**GIVEN REQUEST:** Give back a single number, the count of lines containing the word "React".

Saved data entries
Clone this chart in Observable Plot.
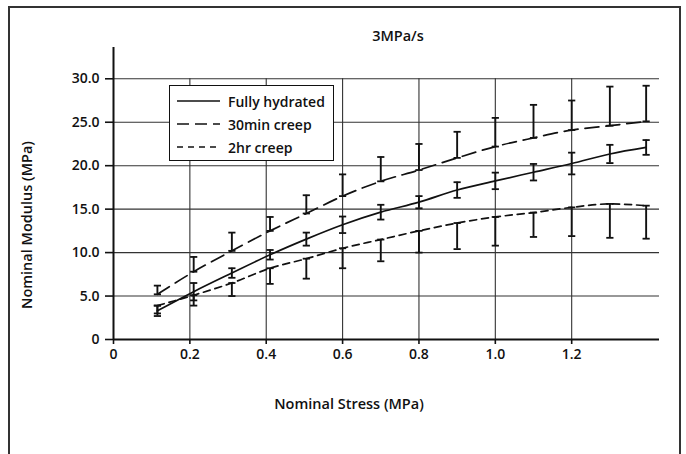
<!DOCTYPE html>
<html>
<head>
<meta charset="utf-8">
<script src="https://cdn.jsdelivr.net/npm/d3@7"></script>
<script src="https://cdn.jsdelivr.net/npm/@observablehq/plot@0.6"></script>
<style>
  html, body { margin: 0; padding: 0; background: #fff; }
  #wrap { position: relative; width: 686px; height: 454px; overflow: hidden; font-family: "Open Sans", sans-serif; font-weight: 600; color: #111; }
  #frame { position: absolute; left: 8px; top: 6px; width: 673px; height: 470px; border: 2px solid #333; box-sizing: border-box; }
  .lbl { position: absolute; font-size: 14.5px; white-space: nowrap; line-height: 1; }
  #legend { position: absolute; left: 169px; top: 85px; width: 165px; height: 76px; border: 1.5px solid #111; background: #fff; box-sizing: border-box; }
  .row { position: absolute; left: 0; height: 20px; display: flex; align-items: center; font-size: 14px; }
  .row svg { margin-left: 7px; margin-right: 8px; }
</style>
</head>
<body>
<div id="wrap">
  <div id="frame"></div>
  <div id="chart"></div>
  <div class="lbl" id="title" style="left:398px; top:36px; transform: translate(-50%,-50%);">3MPa/s</div>
  <div class="lbl" id="xlabel" style="left:349px; top:404px; transform: translate(-50%,-50%);">Nominal Stress (MPa)</div>
  <div class="lbl" id="ylabel" style="left:27px; top:225px; transform: translate(-50%,-50%) rotate(-90deg);">Nominal Modulus (MPa)</div>
  <div id="legend"></div>
</div>
<script>
// ---- data ----
const stress = [0.115, 0.21, 0.31, 0.41, 0.505, 0.6, 0.7, 0.8, 0.9, 1.0, 1.1, 1.2, 1.3, 1.395];
const hydratedMean = [3.3, 5.5, 7.65, 9.75, 11.55, 13.2, 14.65, 15.8, 17.2, 18.25, 19.25, 20.25, 21.35, 22.1];
const hydratedErr  = [0.6, 1.0, 0.55, 0.55, 0.75, 0.95, 0.85, 0.7, 0.9, 0.95, 0.95, 1.25, 1.05, 0.85];
const creep30Mean  = [5.2, 7.8, 10.2, 12.5, 14.5, 16.5, 18.2, 19.5, 20.9, 22.2, 23.2, 24.1, 24.6, 25.1];
const creep30Upper = [6.2, 9.5, 12.3, 14.1, 16.6, 19.0, 21.0, 22.5, 23.9, 25.5, 27.0, 27.5, 29.1, 29.2];
const creep2Mean   = [3.9, 5.1, 6.5, 8.2, 9.3, 10.5, 11.5, 12.5, 13.4, 14.1, 14.6, 15.2, 15.6, 15.4];
const creep2Lower  = [3.0, 3.9, 5.0, 6.4, 7.0, 8.2, 9.0, 10.0, 10.4, 10.8, 11.8, 11.9, 11.7, 11.6];
const xTicks = [0, 0.2, 0.4, 0.6, 0.8, 1.0, 1.2];
const yTicks = [0, 5, 10, 15, 20, 25, 30];
const seriesNames = ["Fully hydrated", "30min creep", "2hr creep"];

// ---- tables built from the arrays ----
const hydrated = stress.map((x, i) => ({x, y: hydratedMean[i], lo: hydratedMean[i] - hydratedErr[i], hi: hydratedMean[i] + hydratedErr[i]}));
const creep30 = stress.map((x, i) => ({x, y: creep30Mean[i], lo: creep30Mean[i], hi: creep30Upper[i]}));
const creep2 = stress.map((x, i) => ({x, y: creep2Mean[i], lo: creep2Lower[i], hi: creep2Mean[i]}));

const dashes = ["none", "14,7", "7,5"];
const legendDashes = ["none", "12,6", "6,5"];

const capSymbol = {
  draw(context, size) {
    const w = Math.sqrt(size / Math.PI);
    context.moveTo(-w, 0);
    context.lineTo(w, 0);
  }
};

function errorMarks(data) {
  return [
    Plot.ruleX(data, {x: "x", y1: "lo", y2: "hi", stroke: "#111", strokeWidth: 1.9}),
    Plot.dot(data, {x: "x", y: "lo", symbol: capSymbol, r: 3.6, stroke: "#111", strokeWidth: 1.8, fill: "none"}),
    Plot.dot(data, {x: "x", y: "hi", symbol: capSymbol, r: 3.6, stroke: "#111", strokeWidth: 1.8, fill: "none"})
  ];
}

const fmt = d => d === 0 ? "0" : d.toFixed(1);
const yTop = d3.max(yTicks);

const chart = Plot.plot({
  width: 686,
  height: 454,
  marginLeft: 113,
  marginRight: 27,
  marginTop: 47,
  marginBottom: 115,
  style: {fontFamily: "'Open Sans', sans-serif", fontSize: "14px", fontWeight: 600, color: "#111", background: "transparent"},
  x: {domain: [0, 1.43]},
  y: {domain: [0, 33.6]},
  marks: [
    Plot.ruleY(yTicks.filter(d => d > 0), {stroke: "#333", strokeWidth: 1.1}),
    Plot.ruleX(xTicks.filter(d => d > 0), {y1: 0, y2: yTop, stroke: "#333", strokeWidth: 1.1}),
    Plot.axisY({ticks: yTicks, tickFormat: fmt, tickSize: 8, tickPadding: 6, label: null, strokeWidth: 1.6}),
    Plot.axisX({ticks: xTicks, tickFormat: fmt, tickSize: 5, tickPadding: 5, label: null, strokeWidth: 1.6}),
    Plot.ruleY([0], {stroke: "#111", strokeWidth: 2}),
    Plot.ruleX([0], {stroke: "#111", strokeWidth: 2}),
    Plot.line(hydrated, {x: "x", y: "y", curve: "monotone-x", stroke: "#111", strokeWidth: 1.7}),
    Plot.line(creep30, {x: "x", y: "y", curve: "monotone-x", stroke: "#111", strokeWidth: 1.7, strokeDasharray: dashes[1]}),
    Plot.line(creep2, {x: "x", y: "y", curve: "monotone-x", stroke: "#111", strokeWidth: 1.7, strokeDasharray: dashes[2]}),
    ...errorMarks(hydrated),
    ...errorMarks(creep30),
    ...errorMarks(creep2)
  ]
});
document.getElementById("chart").appendChild(chart);

// legend
const legend = document.getElementById("legend");
seriesNames.forEach((name, i) => {
  const row = document.createElement("div");
  row.className = "row";
  row.style.top = (5 + i * 23) + "px";
  row.innerHTML = `<svg width="43" height="4"><line x1="0" x2="43" y1="2" y2="2" stroke="#111" stroke-width="1.7" ${legendDashes[i] !== "none" ? `stroke-dasharray="${legendDashes[i]}"` : ""}/></svg><span>${name}</span>`;
  legend.appendChild(row);
});
</script>
</body>
</html>
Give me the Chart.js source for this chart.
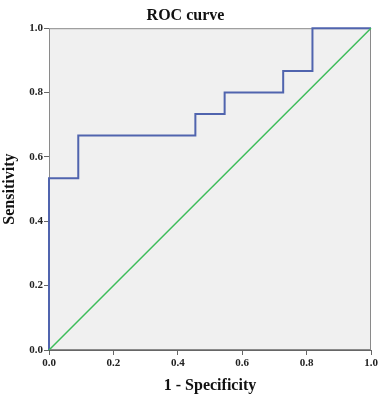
<!DOCTYPE html>
<html>
<head>
<meta charset="utf-8">
<script src="https://cdn.jsdelivr.net/npm/chart.js@4"></script>
<style>
  body { margin: 0; background: #fff; }
  #wrap { width: 390px; height: 400px; }
</style>
</head>
<body>
<div id="wrap"><canvas id="roc" width="390" height="400"></canvas></div>
<script>
// ROC points (1 - specificity, sensitivity)
const fpr = [0, 0, 1/11, 1/11, 5/11, 5/11, 6/11, 6/11, 8/11, 8/11, 9/11, 9/11, 1];
const tpr = [0, 8/15, 8/15, 10/15, 10/15, 11/15, 11/15, 12/15, 12/15, 13/15, 13/15, 1, 1];
const refX = [0, 1];
const refY = [0, 1];
const tickVals = [0, 0.2, 0.4, 0.6, 0.8, 1.0];

const serif = "'Liberation Serif', 'Times New Roman', serif";

// light gray plot background + frame, drawn under the lines
const areaBg = {
  id: 'areaBg',
  beforeDatasetsDraw(chart) {
    const { ctx, chartArea: a } = chart;
    ctx.save();
    ctx.fillStyle = '#f0f0f0';
    ctx.fillRect(a.left, a.top, a.right - a.left, a.bottom - a.top);
    ctx.strokeStyle = '#8a8a8a';
    ctx.lineWidth = 1;
    ctx.strokeRect(a.left + 0.5, a.top + 0.5, a.right - a.left - 1, a.bottom - a.top - 1);
    ctx.restore();
  }
};

const pts = (xs, ys) => xs.map((x, i) => ({ x: x, y: ys[i] }));

new Chart(document.getElementById('roc'), {
  type: 'scatter',
  data: {
    datasets: [
      {
        data: pts(refX, refY),
        showLine: true,
        clip: false,
        borderColor: '#3dbd5a',
        borderWidth: 1.5,
        pointRadius: 0
      },
      {
        data: pts(fpr, tpr),
        showLine: true,
        clip: false,
        borderColor: '#5064ae',
        borderWidth: 2,
        pointRadius: 0
      }
    ]
  },
  options: {
    responsive: false,
    animation: false,
    layout: { padding: { left: 0, right: 19, top: 0, bottom: 0 } },
    plugins: {
      legend: { display: false },
      tooltip: { enabled: false },
      title: {
        display: true,
        text: 'ROC curve',
        color: '#111',
        font: { family: serif, size: 16, weight: 'bold' },
        padding: { top: 6, bottom: 3 }
      }
    },
    scales: {
      x: {
        type: 'linear',
        min: 0, max: 1,
        afterBuildTicks: s => { s.ticks = tickVals.map(v => ({ value: v })); },
        afterFit: s => { s.height = 50; },
        grid: { drawOnChartArea: false, drawTicks: true, tickLength: 5, color: '#666' },
        border: { color: '#666' },
        ticks: {
          color: '#222',
          padding: 2,
          font: { family: serif, size: 11, weight: 'bold' },
          callback: v => v.toFixed(1)
        },
        title: {
          display: true,
          text: '1 - Specificity',
          color: '#111',
          font: { family: serif, size: 16, weight: 'bold' },
          padding: { top: 2, bottom: 5 }
        }
      },
      y: {
        type: 'linear',
        min: 0, max: 1,
        afterBuildTicks: s => { s.ticks = tickVals.map(v => ({ value: v })); },
        afterFit: s => { s.width = 49; },
        grid: { drawOnChartArea: false, drawTicks: true, tickLength: 5, color: '#666' },
        border: { color: '#444' },
        ticks: {
          color: '#222',
          padding: 1,
          font: { family: serif, size: 11, weight: 'bold' },
          callback: v => v.toFixed(1)
        },
        title: {
          display: true,
          text: 'Sensitivity',
          color: '#111',
          font: { family: serif, size: 16, weight: 'bold' },
          padding: { top: 0, bottom: 4 }
        }
      }
    }
  },
  plugins: [areaBg]
});
</script>
</body>
</html>
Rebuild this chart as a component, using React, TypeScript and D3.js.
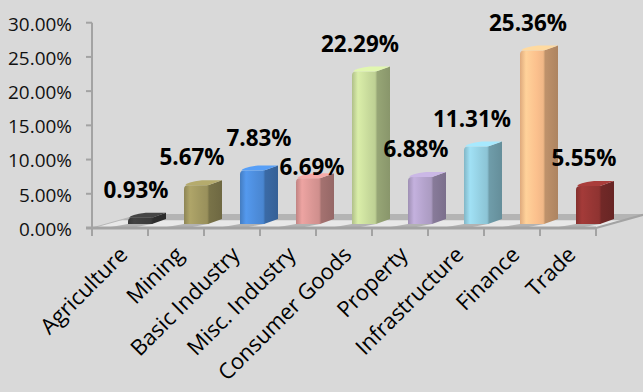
import React, { useMemo } from 'react';
import * as d3 from 'd3';

// ---------- data ----------
const categories = [
  'Agriculture',
  'Mining',
  'Basic Industry',
  'Misc. Industry',
  'Consumer Goods',
  'Property',
  'Infrastructure',
  'Finance',
  'Trade',
];
const values = [0.93, 5.67, 7.83, 6.69, 22.29, 6.88, 11.31, 25.36, 5.55];
const yTicks = [0, 5, 10, 15, 20, 25, 30];

// ---------- styles / layout ----------
const barColors = ['#3d3d3d', '#a09760', '#4d8cda', '#d99694', '#c7da9b', '#b3a2cb', '#93cee0', '#fbc08d', '#963634'];
// manual nudges of the two data labels that the original moved apart
const labelNudge: [number, number][] = [[0, 0], [0, 0], [11, -5], [8, 17], [0, 0], [0, 0], [0, 0], [0, 0], [0, 0]];

const W = 643;
const H = 392;
const FONT = '"Open Sans", "Noto Sans", sans-serif';
const BG = '#d9d9d9';
const AXIS = '#a3a3a3';

function fitSize(text: string, weight: string, target: number): number {
  try {
    const ctx = document.createElement('canvas').getContext('2d');
    if (!ctx) return 20;
    ctx.font = `${weight} 100px "Open Sans"`;
    const w = ctx.measureText(text).width;
    return (100 * target) / w;
  } catch (e) {
    return 20;
  }
}

export default function App() {
  const x = d3.scaleBand<string>().domain(categories).range([92, 596]).padding(0);
  const y = d3.scaleLinear().domain([0, 30]).range([228, 22.7]);

  const sizes = useMemo(
    () => ({
      tick: fitSize('30.00%', 'normal', 64),
      value: fitSize('22.29%', 'bold', 78),
      cat: fitSize('Consumer Goods', 'normal', 178),
    }),
    []
  );

  const fmt = (v: number) => d3.format('.2f')(v) + '%';

  // floor geometry (front-left, front-right, depth vector)
  const fx0 = x.range()[0];
  const fx1 = x.range()[1];
  const fy = y(0);
  const ddx = 50;
  const ddy = -14;

  // bar geometry
  const barOffset = 36;
  const barW = 24;
  const sdx = 14;
  const sdy = -5;
  const base = fy - 4;

  const floorPoly = [
    [fx0, fy],
    [fx1, fy],
    [fx1 + ddx, fy + ddy],
    [fx0 + ddx, fy + ddy],
  ];
  const backStrip = [
    [fx0 + ddx * 0.55, fy + ddy * 0.55],
    [fx1 + ddx * 0.55, fy + ddy * 0.55],
    [fx1 + ddx, fy + ddy],
    [fx0 + ddx, fy + ddy],
  ];
  const pts = (p: number[][]) => p.map((q) => q.join(',')).join(' ');

  return (
    <svg
      width={W}
      height={H}
      viewBox={`0 0 ${W} ${H}`}
      style={{ position: 'absolute', left: 0, top: 0, display: 'block' }}
      fontFamily={FONT}
    >
      <defs>
        {barColors.map((c, i) => {
          const col = d3.color(c)!;
          return (
            <React.Fragment key={i}>
              <linearGradient id={`front${i}`} x1="0" x2="1" y1="0" y2="0">
                <stop offset="0" stopColor={col.darker(0.35).formatHex()} />
                <stop offset="0.25" stopColor={col.brighter(0.25).formatHex()} />
                <stop offset="0.7" stopColor={col.formatHex()} />
                <stop offset="1" stopColor={col.darker(0.15).formatHex()} />
              </linearGradient>
              <linearGradient id={`side${i}`} x1="0" x2="1" y1="0" y2="0">
                <stop offset="0" stopColor={col.darker(0.75).formatHex()} />
                <stop offset="1" stopColor={col.darker(1.05).formatHex()} />
              </linearGradient>
            </React.Fragment>
          );
        })}
      </defs>

      <rect x={0} y={0} width={W} height={H} fill={BG} />

      {/* floor */}
      <polygon points={pts(floorPoly)} fill="#e8e8e8" />
      <polygon points={pts(backStrip)} fill="#b4b4b4" />
      {/* bar shadows on floor */}
      {categories.map((c, i) => {
        const bx = (x(c) as number) + barOffset;
        const p = [
          [bx, base],
          [bx - 20, fy - 0.5],
          [bx + 6, fy - 0.5],
          [bx + barW, base],
        ];
        return <polygon key={`sh${i}`} points={pts(p)} fill="#b2b2b2" />;
      })}
      <line x1={fx0} y1={fy} x2={fx0 + ddx} y2={fy + ddy} stroke="#b8b8b8" strokeWidth={1} />
      <line x1={fx1} y1={fy} x2={fx1 + ddx} y2={fy + ddy} stroke={AXIS} strokeWidth={2} />
      <line x1={fx0 - 6} y1={fy} x2={fx1} y2={fy} stroke={AXIS} strokeWidth={3} />

      {/* category ticks */}
      {d3.range(categories.length + 1).map((i) => {
        const tx = fx0 + x.bandwidth() * i;
        return <line key={`ct${i}`} x1={tx} y1={fy} x2={tx} y2={fy + 8} stroke={AXIS} strokeWidth={2} />;
      })}

      {/* value axis */}
      <line x1={fx0} y1={y(30)} x2={fx0} y2={fy} stroke={AXIS} strokeWidth={2} />
      {yTicks.map((t) => (
        <g key={`yt${t}`}>
          <line x1={fx0 - 6} y1={y(t)} x2={fx0} y2={y(t)} stroke={AXIS} strokeWidth={2} />
          <text
            x={72}
            y={y(t) + 1 + sizes.tick * 0.36}
            textAnchor="end"
            fontSize={sizes.tick}
            fill="#111"
          >
            {fmt(t)}
          </text>
        </g>
      ))}

      {/* bars */}
      {categories.map((c, i) => {
        const bx = (x(c) as number) + barOffset;
        const top = y(values[i]) - 4;
        const h = base - top;
        const r = Math.min(4, h * 0.6);
        const col = d3.color(barColors[i])!;
        const front = `M${bx},${base} L${bx},${top + r} Q${bx},${top} ${bx + r},${top} L${bx + barW},${top} L${bx + barW},${base} Z`;
        const side = [
          [bx + barW, base],
          [bx + barW, top],
          [bx + barW + sdx, top + sdy],
          [bx + barW + sdx, base + sdy],
        ];
        const topFace = `M${bx + r * 0.3},${top} L${bx + barW},${top} L${bx + barW + sdx},${top + sdy} L${bx + sdx + r},${top + sdy} Q${bx + r * 0.6},${top + sdy * 0.6} ${bx + r * 0.3},${top} Z`;
        return (
          <g key={`bar${i}`}>
            <polygon points={pts(side)} fill={`url(#side${i})`} />
            <path d={front} fill={`url(#front${i})`} />
            <path d={topFace} fill={col.brighter(0.35).formatHex()} />
            <line
              x1={bx + barW}
              y1={top}
              x2={bx + barW}
              y2={base}
              stroke={col.darker(0.3).formatHex()}
              strokeWidth={1}
            />
          </g>
        );
      })}

      {/* data labels */}
      {categories.map((c, i) => {
        const cx = (x(c) as number) + 44 + labelNudge[i][0];
        const cy = y(values[i]) - 32 + labelNudge[i][1];
        return (
          <text
            key={`vl${i}`}
            x={cx}
            y={cy + sizes.value * 0.36}
            textAnchor="middle"
            fontSize={sizes.value}
            fontWeight="bold"
            fill="#000"
          >
            {fmt(values[i])}
          </text>
        );
      })}

      {/* category labels */}
      {categories.map((c, i) => {
        const ax = (x(c) as number) + x.bandwidth() / 2 + 9;
        const ay = 256;
        return (
          <text
            key={`cl${i}`}
            transform={`translate(${ax},${ay}) rotate(-45)`}
            textAnchor="end"
            fontSize={sizes.cat}
            fill="#000"
          >
            {c}
          </text>
        );
      })}
    </svg>
  );
}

**FINISHED ANSWER:** 4